Give back exactly the lines from the one with "Recreate this image" through the one with "from matplotlib.patches import Rectangle", inclusive, without the images.
>> Start DATA SECTION
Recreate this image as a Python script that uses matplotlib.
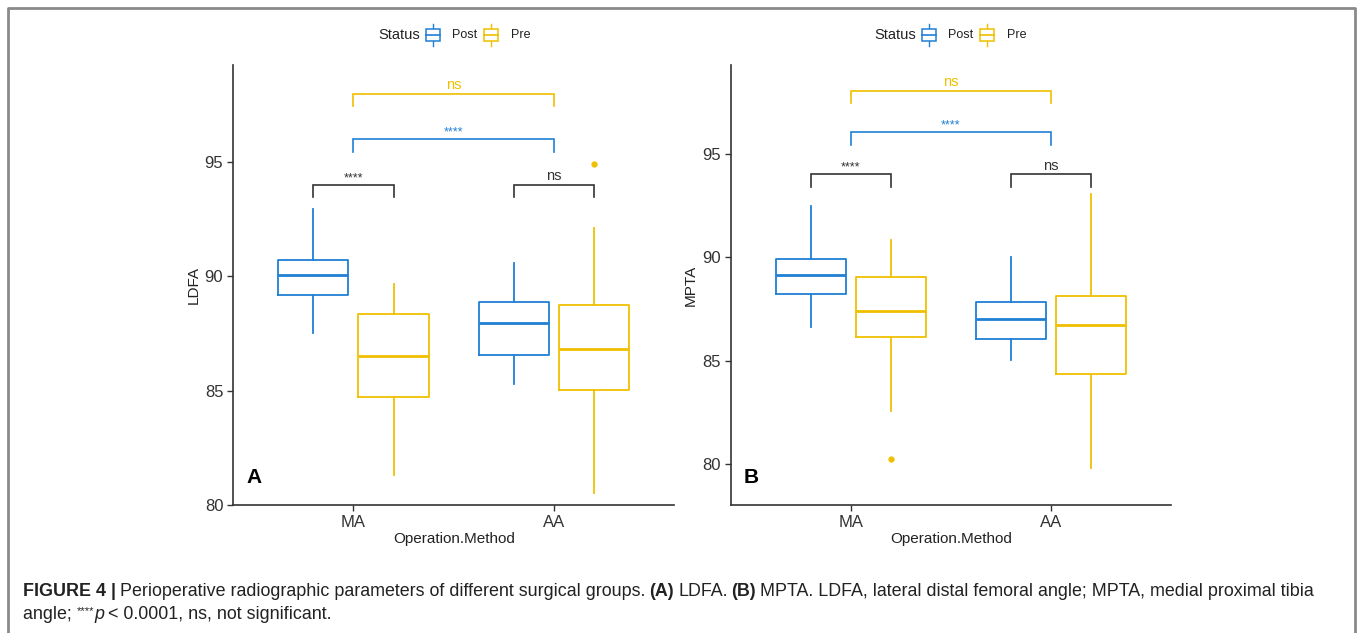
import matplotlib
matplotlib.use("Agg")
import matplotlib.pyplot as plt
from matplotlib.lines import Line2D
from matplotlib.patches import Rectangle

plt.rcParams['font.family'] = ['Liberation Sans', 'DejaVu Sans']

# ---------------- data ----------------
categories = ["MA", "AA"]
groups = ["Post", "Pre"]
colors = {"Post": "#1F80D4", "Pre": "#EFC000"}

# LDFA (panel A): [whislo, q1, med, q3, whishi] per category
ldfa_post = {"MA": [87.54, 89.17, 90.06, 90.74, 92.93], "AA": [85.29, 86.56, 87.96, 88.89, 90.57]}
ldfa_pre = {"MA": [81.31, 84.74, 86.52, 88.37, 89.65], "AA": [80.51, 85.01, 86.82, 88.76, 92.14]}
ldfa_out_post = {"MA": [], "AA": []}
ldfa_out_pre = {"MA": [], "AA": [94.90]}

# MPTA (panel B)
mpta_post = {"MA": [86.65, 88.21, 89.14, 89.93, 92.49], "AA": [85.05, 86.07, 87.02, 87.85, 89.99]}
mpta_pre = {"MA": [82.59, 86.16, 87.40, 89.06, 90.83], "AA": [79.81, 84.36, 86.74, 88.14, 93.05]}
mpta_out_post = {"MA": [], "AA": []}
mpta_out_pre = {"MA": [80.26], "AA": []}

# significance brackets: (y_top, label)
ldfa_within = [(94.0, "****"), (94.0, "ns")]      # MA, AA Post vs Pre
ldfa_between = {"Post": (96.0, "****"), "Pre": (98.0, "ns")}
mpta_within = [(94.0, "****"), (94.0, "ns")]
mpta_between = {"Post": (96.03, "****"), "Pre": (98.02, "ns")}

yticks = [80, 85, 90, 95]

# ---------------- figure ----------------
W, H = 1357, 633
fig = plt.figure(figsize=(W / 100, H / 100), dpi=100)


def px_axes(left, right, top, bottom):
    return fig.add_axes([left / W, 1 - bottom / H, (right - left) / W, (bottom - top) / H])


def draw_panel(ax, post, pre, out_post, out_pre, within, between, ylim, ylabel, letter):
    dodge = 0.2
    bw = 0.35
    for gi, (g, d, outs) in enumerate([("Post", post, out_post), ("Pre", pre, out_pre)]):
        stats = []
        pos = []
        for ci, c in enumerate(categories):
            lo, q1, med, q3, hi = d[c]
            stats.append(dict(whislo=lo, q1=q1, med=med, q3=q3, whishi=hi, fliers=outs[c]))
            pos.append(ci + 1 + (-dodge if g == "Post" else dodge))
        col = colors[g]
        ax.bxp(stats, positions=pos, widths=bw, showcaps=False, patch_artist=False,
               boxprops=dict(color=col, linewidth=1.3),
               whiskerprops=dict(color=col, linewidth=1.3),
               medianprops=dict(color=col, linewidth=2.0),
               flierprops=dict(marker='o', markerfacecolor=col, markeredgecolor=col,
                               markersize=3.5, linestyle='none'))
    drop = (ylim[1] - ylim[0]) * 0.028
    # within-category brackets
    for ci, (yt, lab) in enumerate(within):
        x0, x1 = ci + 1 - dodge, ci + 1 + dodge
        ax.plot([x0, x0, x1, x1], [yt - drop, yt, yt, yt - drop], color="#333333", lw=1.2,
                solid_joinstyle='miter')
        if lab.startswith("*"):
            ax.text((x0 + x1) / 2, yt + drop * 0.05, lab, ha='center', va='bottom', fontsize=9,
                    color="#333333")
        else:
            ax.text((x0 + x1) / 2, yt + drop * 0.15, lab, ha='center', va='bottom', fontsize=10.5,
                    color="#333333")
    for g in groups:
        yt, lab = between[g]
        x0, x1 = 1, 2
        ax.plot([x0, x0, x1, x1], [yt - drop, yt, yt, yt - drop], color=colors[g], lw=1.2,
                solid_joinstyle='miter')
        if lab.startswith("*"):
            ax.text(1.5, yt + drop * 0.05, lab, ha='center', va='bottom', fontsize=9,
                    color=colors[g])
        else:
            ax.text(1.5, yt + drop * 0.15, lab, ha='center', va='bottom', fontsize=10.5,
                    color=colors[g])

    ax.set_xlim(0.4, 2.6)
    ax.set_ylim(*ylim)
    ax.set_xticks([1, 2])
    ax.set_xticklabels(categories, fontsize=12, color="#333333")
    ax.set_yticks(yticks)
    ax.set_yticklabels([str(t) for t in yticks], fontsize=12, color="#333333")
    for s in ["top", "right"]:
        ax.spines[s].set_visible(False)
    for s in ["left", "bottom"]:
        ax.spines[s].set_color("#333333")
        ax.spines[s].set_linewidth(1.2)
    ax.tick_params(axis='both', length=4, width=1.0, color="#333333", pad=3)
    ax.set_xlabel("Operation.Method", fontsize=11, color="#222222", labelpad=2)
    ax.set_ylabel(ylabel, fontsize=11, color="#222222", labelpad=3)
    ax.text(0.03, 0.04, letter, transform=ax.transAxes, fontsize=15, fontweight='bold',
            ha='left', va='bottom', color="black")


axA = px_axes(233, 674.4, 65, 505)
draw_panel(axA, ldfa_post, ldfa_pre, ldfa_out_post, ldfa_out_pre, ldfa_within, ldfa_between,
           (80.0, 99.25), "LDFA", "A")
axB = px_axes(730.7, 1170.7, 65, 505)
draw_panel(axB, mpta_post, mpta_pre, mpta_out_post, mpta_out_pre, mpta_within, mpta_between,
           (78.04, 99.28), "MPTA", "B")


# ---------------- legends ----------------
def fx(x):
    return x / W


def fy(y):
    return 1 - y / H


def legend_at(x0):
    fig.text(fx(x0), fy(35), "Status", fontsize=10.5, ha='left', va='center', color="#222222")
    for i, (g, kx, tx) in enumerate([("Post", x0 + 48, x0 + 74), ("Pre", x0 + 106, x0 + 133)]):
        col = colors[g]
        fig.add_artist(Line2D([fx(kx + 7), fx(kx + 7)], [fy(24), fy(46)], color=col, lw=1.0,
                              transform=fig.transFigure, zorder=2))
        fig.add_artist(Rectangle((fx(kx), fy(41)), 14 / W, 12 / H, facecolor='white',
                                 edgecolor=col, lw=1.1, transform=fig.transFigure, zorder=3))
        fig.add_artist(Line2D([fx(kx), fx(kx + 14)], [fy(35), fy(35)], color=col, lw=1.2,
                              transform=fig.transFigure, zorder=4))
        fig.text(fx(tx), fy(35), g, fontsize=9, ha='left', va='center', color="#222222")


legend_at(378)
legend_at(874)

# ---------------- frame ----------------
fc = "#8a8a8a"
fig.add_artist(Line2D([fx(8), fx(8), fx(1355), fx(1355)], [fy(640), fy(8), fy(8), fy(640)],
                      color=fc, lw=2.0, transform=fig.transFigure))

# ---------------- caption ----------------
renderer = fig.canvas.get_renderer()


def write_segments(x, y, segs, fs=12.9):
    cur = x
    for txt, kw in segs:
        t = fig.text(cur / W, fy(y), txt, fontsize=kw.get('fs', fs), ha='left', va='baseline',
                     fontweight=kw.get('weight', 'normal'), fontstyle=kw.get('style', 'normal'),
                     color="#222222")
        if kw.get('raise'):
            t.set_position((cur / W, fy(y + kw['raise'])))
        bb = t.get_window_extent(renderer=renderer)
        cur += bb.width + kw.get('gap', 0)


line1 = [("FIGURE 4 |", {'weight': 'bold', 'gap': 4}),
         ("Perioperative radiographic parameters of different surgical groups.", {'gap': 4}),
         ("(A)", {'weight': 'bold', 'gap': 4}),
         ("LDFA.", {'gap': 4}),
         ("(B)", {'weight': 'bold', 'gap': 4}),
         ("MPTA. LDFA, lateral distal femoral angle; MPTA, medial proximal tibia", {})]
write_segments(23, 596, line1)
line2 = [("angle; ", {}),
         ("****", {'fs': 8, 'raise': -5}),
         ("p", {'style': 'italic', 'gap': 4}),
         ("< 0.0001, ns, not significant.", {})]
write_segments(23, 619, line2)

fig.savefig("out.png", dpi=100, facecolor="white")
>> End DATA SECTION
>> Start DATA SECTION
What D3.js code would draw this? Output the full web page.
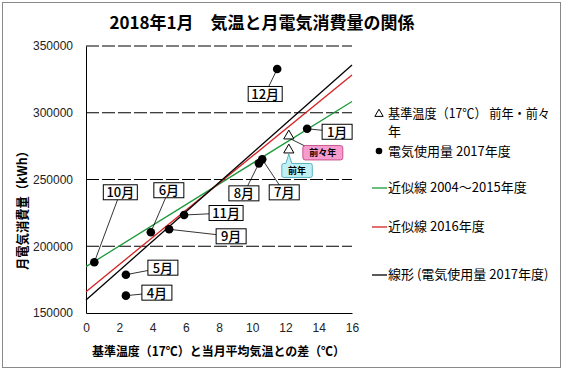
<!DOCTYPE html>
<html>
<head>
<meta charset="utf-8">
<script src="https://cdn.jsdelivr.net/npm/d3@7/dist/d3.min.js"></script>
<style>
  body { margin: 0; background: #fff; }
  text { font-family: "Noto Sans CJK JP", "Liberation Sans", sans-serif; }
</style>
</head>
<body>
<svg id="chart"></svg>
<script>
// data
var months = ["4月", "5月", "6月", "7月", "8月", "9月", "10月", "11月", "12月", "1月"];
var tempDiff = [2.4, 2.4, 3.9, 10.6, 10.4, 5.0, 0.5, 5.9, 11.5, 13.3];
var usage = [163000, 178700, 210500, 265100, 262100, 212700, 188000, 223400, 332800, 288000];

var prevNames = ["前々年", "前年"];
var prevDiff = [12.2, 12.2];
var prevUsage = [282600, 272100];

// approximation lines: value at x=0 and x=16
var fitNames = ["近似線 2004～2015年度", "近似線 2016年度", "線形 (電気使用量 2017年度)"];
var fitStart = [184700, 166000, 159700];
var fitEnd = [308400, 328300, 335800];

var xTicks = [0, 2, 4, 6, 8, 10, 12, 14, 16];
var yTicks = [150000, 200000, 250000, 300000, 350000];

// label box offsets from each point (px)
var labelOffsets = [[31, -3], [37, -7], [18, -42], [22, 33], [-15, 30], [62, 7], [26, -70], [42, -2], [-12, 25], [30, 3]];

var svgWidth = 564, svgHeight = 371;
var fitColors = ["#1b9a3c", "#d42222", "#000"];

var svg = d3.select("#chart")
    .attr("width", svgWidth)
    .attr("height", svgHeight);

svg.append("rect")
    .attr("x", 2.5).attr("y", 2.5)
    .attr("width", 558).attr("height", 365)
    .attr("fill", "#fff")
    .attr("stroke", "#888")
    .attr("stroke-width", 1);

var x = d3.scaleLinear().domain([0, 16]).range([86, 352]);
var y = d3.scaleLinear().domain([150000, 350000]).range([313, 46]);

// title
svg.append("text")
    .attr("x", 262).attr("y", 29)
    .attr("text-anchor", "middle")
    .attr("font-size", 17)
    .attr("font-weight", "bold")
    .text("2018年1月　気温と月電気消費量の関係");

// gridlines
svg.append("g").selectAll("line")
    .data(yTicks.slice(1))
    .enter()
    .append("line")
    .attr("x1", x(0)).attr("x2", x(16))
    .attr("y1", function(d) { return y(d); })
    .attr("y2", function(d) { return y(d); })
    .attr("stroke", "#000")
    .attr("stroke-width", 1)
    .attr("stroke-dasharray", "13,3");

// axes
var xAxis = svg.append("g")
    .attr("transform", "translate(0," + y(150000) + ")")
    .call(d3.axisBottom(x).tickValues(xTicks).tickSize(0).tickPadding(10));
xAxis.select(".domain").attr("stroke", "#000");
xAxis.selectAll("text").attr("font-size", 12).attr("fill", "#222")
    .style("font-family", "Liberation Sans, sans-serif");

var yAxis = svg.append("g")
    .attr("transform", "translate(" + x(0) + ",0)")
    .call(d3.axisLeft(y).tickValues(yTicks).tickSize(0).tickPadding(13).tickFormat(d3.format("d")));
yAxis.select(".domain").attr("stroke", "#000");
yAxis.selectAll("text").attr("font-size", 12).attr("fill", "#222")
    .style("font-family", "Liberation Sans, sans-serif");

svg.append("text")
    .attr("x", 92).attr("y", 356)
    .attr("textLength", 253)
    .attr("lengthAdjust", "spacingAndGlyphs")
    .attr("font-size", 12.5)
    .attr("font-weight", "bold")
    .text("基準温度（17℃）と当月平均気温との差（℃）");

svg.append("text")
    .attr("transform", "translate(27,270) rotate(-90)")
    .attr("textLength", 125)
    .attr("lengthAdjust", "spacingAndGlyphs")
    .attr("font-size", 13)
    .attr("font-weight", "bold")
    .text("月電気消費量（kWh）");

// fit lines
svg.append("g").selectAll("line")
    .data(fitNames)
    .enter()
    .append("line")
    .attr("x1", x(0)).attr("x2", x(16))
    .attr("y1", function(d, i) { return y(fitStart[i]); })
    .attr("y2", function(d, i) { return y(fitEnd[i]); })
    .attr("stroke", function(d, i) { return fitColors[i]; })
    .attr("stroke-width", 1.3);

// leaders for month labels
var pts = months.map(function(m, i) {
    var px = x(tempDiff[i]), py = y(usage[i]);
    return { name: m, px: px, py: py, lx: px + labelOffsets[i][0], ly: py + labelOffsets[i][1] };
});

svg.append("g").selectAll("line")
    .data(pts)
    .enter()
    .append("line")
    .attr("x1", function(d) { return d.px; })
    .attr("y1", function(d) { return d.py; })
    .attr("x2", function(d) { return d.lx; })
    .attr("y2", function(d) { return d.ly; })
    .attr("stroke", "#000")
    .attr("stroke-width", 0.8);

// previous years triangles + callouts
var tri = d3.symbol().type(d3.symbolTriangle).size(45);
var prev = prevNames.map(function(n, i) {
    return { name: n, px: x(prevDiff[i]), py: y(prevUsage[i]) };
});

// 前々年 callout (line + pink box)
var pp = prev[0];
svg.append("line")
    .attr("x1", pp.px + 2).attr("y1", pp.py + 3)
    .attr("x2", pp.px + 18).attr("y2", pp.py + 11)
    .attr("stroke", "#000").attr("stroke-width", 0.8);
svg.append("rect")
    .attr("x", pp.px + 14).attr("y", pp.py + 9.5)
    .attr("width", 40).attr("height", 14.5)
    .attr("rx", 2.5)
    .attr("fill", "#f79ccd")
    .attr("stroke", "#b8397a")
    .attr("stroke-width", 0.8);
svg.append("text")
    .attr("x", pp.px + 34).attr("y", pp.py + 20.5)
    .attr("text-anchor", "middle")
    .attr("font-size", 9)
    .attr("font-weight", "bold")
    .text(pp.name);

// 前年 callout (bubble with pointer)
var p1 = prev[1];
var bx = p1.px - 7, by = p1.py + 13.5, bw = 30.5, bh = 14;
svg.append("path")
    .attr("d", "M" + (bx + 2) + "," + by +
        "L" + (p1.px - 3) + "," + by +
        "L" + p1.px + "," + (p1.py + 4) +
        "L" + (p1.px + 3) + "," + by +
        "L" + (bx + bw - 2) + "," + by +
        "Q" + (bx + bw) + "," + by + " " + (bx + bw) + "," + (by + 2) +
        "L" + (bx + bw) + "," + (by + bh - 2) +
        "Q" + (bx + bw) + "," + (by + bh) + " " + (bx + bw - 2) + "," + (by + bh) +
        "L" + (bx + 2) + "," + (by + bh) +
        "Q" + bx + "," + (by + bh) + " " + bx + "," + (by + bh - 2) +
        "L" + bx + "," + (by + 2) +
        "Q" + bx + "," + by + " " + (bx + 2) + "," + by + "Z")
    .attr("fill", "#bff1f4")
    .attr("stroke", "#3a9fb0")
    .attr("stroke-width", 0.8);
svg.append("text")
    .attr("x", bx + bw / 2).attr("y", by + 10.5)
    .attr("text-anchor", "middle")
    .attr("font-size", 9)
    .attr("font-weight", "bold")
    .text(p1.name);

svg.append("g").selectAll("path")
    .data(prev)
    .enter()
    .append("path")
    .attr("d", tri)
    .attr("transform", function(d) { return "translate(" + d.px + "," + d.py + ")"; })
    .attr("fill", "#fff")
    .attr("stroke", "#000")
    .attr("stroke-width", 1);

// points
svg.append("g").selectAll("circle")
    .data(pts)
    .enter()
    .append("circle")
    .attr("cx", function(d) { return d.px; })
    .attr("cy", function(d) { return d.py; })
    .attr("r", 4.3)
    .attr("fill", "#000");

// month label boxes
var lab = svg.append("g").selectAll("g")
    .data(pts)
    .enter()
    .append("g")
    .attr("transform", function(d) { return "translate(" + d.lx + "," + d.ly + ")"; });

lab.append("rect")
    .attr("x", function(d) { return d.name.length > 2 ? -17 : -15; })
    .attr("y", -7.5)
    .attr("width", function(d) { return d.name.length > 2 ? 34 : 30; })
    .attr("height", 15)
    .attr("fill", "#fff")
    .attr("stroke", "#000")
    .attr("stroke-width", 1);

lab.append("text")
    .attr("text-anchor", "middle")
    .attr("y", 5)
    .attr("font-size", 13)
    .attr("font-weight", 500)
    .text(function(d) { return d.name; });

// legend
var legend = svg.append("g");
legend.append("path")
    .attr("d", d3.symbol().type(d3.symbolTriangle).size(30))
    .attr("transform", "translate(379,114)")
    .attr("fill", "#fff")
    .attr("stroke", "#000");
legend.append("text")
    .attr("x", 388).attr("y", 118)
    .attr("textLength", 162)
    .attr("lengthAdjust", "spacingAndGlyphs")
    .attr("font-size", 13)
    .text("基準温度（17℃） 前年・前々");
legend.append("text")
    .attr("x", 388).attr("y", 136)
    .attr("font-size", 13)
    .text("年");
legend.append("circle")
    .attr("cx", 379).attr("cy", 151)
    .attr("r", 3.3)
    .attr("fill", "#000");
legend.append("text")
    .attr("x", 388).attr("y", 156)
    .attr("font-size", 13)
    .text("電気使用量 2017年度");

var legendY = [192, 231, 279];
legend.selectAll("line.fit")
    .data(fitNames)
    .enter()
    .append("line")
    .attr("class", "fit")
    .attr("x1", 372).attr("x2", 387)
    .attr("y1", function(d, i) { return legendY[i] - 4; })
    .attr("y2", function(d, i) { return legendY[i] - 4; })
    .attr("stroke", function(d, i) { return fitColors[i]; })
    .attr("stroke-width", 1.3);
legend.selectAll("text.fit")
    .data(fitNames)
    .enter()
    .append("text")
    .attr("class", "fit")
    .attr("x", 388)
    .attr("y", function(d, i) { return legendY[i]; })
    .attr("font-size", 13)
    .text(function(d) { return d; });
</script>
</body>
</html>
>> End DATA SECTION
>> Start DATA SECTION
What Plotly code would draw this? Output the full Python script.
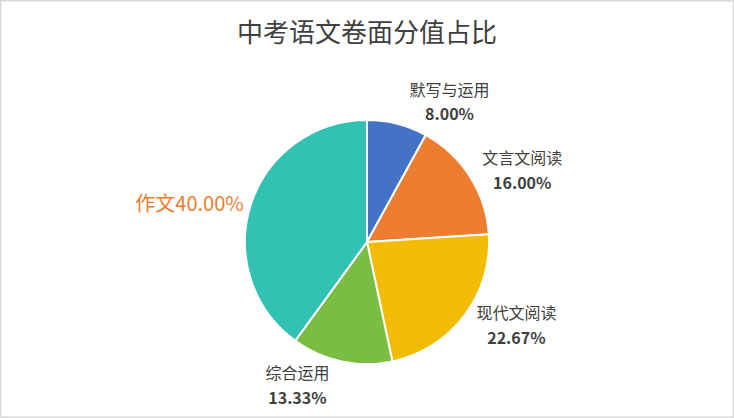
>> End DATA SECTION
▶ _EXERCISE ANSWER_:
Recreate this image as a Python script that uses matplotlib.
import matplotlib
matplotlib.use("Agg")
import matplotlib.pyplot as plt
from matplotlib.lines import Line2D
from matplotlib.patches import Rectangle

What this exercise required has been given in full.